La représentation nationale avait pourtant bien fait les choses. En votant, le 11 octobre 2010, la loi n° 2010-1192 portant « interdiction de la dissimulation du visage dans l’espace public », elle évitait le piège consistant à ne proscrire que le voile intégral. Las, il y aura toujours des contrevenantes qui, non contentes de se voiler la face ont aussi décidé de se boucher les oreilles et de ne pas entendre que « la République se vit à visage découvert ».

J’ai donc croisé l’une de celles-ci. Une femme, accompagnée d’enfants souriants, mais qui elle, ne sourit pas. Entièrement drapée dans un niqab noir dont l’étoffe faciale a été soigneusement retirée, elle dissimule désormais sa figure derrière…un masque chirurgical.

Nous nous regardons longuement et je me sens mille fois humiliée.
En tant que citoyenne, j’ai mal pour la loi de mon pays qu’on bafoue sous mes yeux, quand bien même elle a été soigneusement libellée pour ne « stigmatiser » personne.

En tant que femme, je suis humiliée de constater que certaines, y compris jeunes, peut-être même belles, ont honte de l’être aussi.
J’ai mal pour celui qui m’accompagne et dont le regard est par avance supposé impur, ce regard d’homme que je sais si bienveillant, et qui se voit sans raison déclarer suspect.

Je suis humiliée, enfin, en tant que personne.
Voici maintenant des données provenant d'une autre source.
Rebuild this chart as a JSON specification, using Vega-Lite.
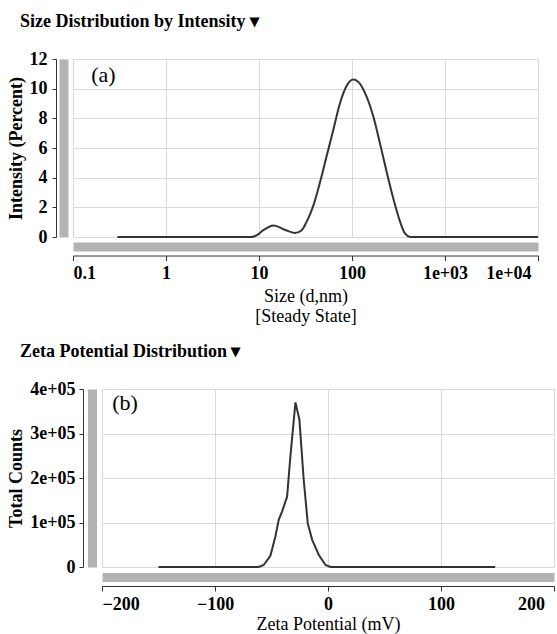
{
  "$schema": "https://vega.github.io/schema/vega-lite/v6.json",
  "background": "white",
  "padding": {"left": 6, "top": 12, "right": 0, "bottom": 0},
  "bounds": "flush",
  "spacing": 152,
  "config": {
    "font": "Liberation Serif",
    "view": {"stroke": "#d6d6d6", "strokeWidth": 1},
    "axis": {
      "labelFont": "Liberation Serif",
      "titleFont": "Liberation Serif",
      "labelColor": "#000",
      "titleColor": "#000",
      "domainColor": "#333",
      "tickColor": "#333",
      "gridColor": "#dadada"
    }
  },
  "vconcat": [
    {
      "width": 465,
      "height": 178,
      "title": {"text": "Size Distribution by Intensity ▾", "anchor": "start", "frame": "group", "dx": -53, "offset": 19, "fontSize": 18, "fontWeight": "bold", "font": "Liberation Serif", "color": "#000"},
      "layer": [
        {
          "data": {"values": [
            {"size": 0.3, "intensity": 0},
            {"size": 8.3, "intensity": 0},
            {"size": 9.6, "intensity": 0.14},
            {"size": 11.0, "intensity": 0.44},
            {"size": 14.4, "intensity": 0.78},
            {"size": 18.9, "intensity": 0.49},
            {"size": 24.3, "intensity": 0.27},
            {"size": 28.6, "intensity": 0.44},
            {"size": 32.4, "intensity": 1.0},
            {"size": 38.3, "intensity": 2.1},
            {"size": 45.2, "intensity": 3.67},
            {"size": 53.3, "intensity": 5.44},
            {"size": 62.9, "intensity": 7.22},
            {"size": 74.1, "intensity": 9.0},
            {"size": 87.6, "intensity": 10.2},
            {"size": 103, "intensity": 10.62},
            {"size": 122, "intensity": 10.33},
            {"size": 144, "intensity": 9.44},
            {"size": 170, "intensity": 8.1},
            {"size": 200, "intensity": 6.3},
            {"size": 237, "intensity": 4.33},
            {"size": 279, "intensity": 2.56},
            {"size": 330, "intensity": 1.0},
            {"size": 373, "intensity": 0.22},
            {"size": 423, "intensity": 0},
            {"size": 10000, "intensity": 0}
          ]},
          "mark": {"type": "line", "color": "#333", "strokeWidth": 2, "interpolate": "monotone"},
          "encoding": {
            "x": {"field": "size", "type": "quantitative", "scale": {"type": "log", "domain": [0.1, 10000]},
              "axis": {"orient": "bottom", "offset": 9.5, "domainColor": "#b3b3b3", "domainWidth": 9, "labels": false, "ticks": false, "title": null, "grid": true, "values": [0.1, 1, 10, 100, 1000, 10000]}},
            "y": {"field": "intensity", "type": "quantitative", "scale": {"domain": [0, 12]},
              "axis": {"orient": "left", "offset": 9.5, "domainColor": "#b3b3b3", "domainWidth": 9, "labels": false, "ticks": false, "title": null, "grid": true, "values": [0, 2, 4, 6, 8, 10, 12]}}
          }
        },
        {
          "data": {"values": [{"label": "(a)"}]},
          "mark": {"type": "text", "align": "left", "baseline": "middle", "fontSize": 22, "font": "Liberation Serif", "color": "#000"},
          "encoding": {
            "text": {"field": "label"},
            "x": {"datum": 0.157, "type": "quantitative",
              "axis": {"orient": "bottom", "offset": 18.5, "grid": false, "values": [0.1, 1, 10, 100, 1000, 10000],
                "labelExpr": "datum.value >= 1000 ? '1e+0' + format(log(datum.value)/LN10, '.0f') : (datum.value < 1 ? '0.1' : format(datum.value, 'd'))",
                "labelFontSize": 18, "labelFontWeight": "bold", "tickSize": 5, "labelPadding": 4,
                "labelOffset": {"condition": {"test": "datum.value >= 10000", "value": -7}, "value": 0},
                "title": ["Size (d,nm)", "[Steady State]"], "titleFontSize": 18, "titleFontWeight": "normal", "titlePadding": 5, "titleLineHeight": 20}},
            "y": {"datum": 10.9, "type": "quantitative",
              "axis": {"orient": "left", "offset": 17, "grid": false, "values": [0, 2, 4, 6, 8, 10, 12],
                "labelFontSize": 18, "labelFontWeight": "bold", "tickSize": 4, "labelPadding": 5,
                "title": "Intensity (Percent)", "titleFontSize": 18, "titleFontWeight": "bold", "titleX": -31}}
          }
        }
      ],
      "resolve": {"axis": {"x": "independent", "y": "independent"}}
    },
    {
      "bounds": "flush",
      "spacing": 28,
      "hconcat": [
        {
          "width": 1,
          "height": 1,
          "view": {"stroke": null},
          "data": {"values": []},
          "mark": "point"
        },
        {
          "width": 452,
          "height": 178,
          "title": {"text": "Zeta Potential Distribution ▾", "anchor": "start", "frame": "group", "dx": -82, "offset": 19, "fontSize": 18, "fontWeight": "bold", "font": "Liberation Serif", "color": "#000"},
          "layer": [
            {
              "data": {"values": [
                {"zeta": -150, "counts": 0},
                {"zeta": -61.4, "counts": 0},
                {"zeta": -56.9, "counts": 4500},
                {"zeta": -51, "counts": 25000},
                {"zeta": -46.6, "counts": 68000},
                {"zeta": -43.6, "counts": 106000},
                {"zeta": -40.6, "counts": 125000},
                {"zeta": -36.2, "counts": 158000},
                {"zeta": -33.3, "counts": 248000},
                {"zeta": -28.8, "counts": 370000},
                {"zeta": -25.3, "counts": 331000},
                {"zeta": -21.5, "counts": 196000},
                {"zeta": -17.9, "counts": 98000},
                {"zeta": -14.0, "counts": 61000},
                {"zeta": -8.1, "counts": 27000},
                {"zeta": -2.2, "counts": 4500},
                {"zeta": 2.2, "counts": 0},
                {"zeta": 148, "counts": 0}
              ]},
              "mark": {"type": "line", "color": "#333", "strokeWidth": 2},
              "encoding": {
                "x": {"field": "zeta", "type": "quantitative", "scale": {"domain": [-200, 200]},
                  "axis": {"orient": "bottom", "offset": 10, "domainColor": "#b3b3b3", "domainWidth": 9, "labels": false, "ticks": false, "title": null, "grid": true, "values": [-200, -100, 0, 100, 200]}},
                "y": {"field": "counts", "type": "quantitative", "scale": {"domain": [0, 400000]},
                  "axis": {"orient": "left", "offset": 10, "domainColor": "#b3b3b3", "domainWidth": 9, "labels": false, "ticks": false, "title": null, "grid": true, "values": [0, 100000, 200000, 300000, 400000]}}
              }
            },
            {
              "data": {"values": [{"label": "(b)"}]},
              "mark": {"type": "text", "align": "left", "baseline": "middle", "fontSize": 22, "font": "Liberation Serif", "color": "#000"},
              "encoding": {
                "text": {"field": "label"},
                "x": {"datum": -191, "type": "quantitative",
                  "axis": {"orient": "bottom", "offset": 19, "grid": false, "values": [-200, -100, 0, 100, 200],
                    "labelFontSize": 18, "labelFontWeight": "bold", "tickSize": 5, "labelPadding": 4,
                    "labelOffset": {"condition": {"test": "datum.value >= 200", "value": -9.5}, "value": 0},
                    "title": "Zeta Potential (mV)", "titleFontSize": 18, "titleFontWeight": "normal", "titlePadding": 2}},
                "y": {"datum": 369000, "type": "quantitative",
                  "axis": {"orient": "left", "offset": 19, "grid": false, "values": [0, 100000, 200000, 300000, 400000],
                    "labelExpr": "datum.value === 0 ? '0' : format(datum.value / 100000, 'd') + 'e+05'",
                    "labelFontSize": 18, "labelFontWeight": "bold", "tickSize": 4, "labelPadding": 4,
                    "title": "Total Counts", "titleFontSize": 18, "titleFontWeight": "bold", "titleX": -58}}
              }
            }
          ],
          "resolve": {"axis": {"x": "independent", "y": "independent"}}
        }
      ]
    }
  ]
}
Car, alors que nous nous observons, et que je lui offre mon visage tout entier, elle me dénie le droit de voir le sien. Et, cependant que ses yeux m’accusent de je ne sais quel crime, elle me voit sans doute pâlir un peu, sans m’octroyer le droit au constat réciproque.

A ce moment, j’ai totalement oublié la « religion » du spectre noir, et ne me rappelle que cette phrase d’Elisabeth Badinter : « Dans cette possibilité d’être regardée sans être vue et de regarder l’autre sans qu’il puisse vous voir, je perçois la satisfaction d’une triple jouissance perverse. La jouissance de la toute-puissance sur l’autre, la jouissance de l’exhibitionnisme, et la jouissance du voyeurisme ».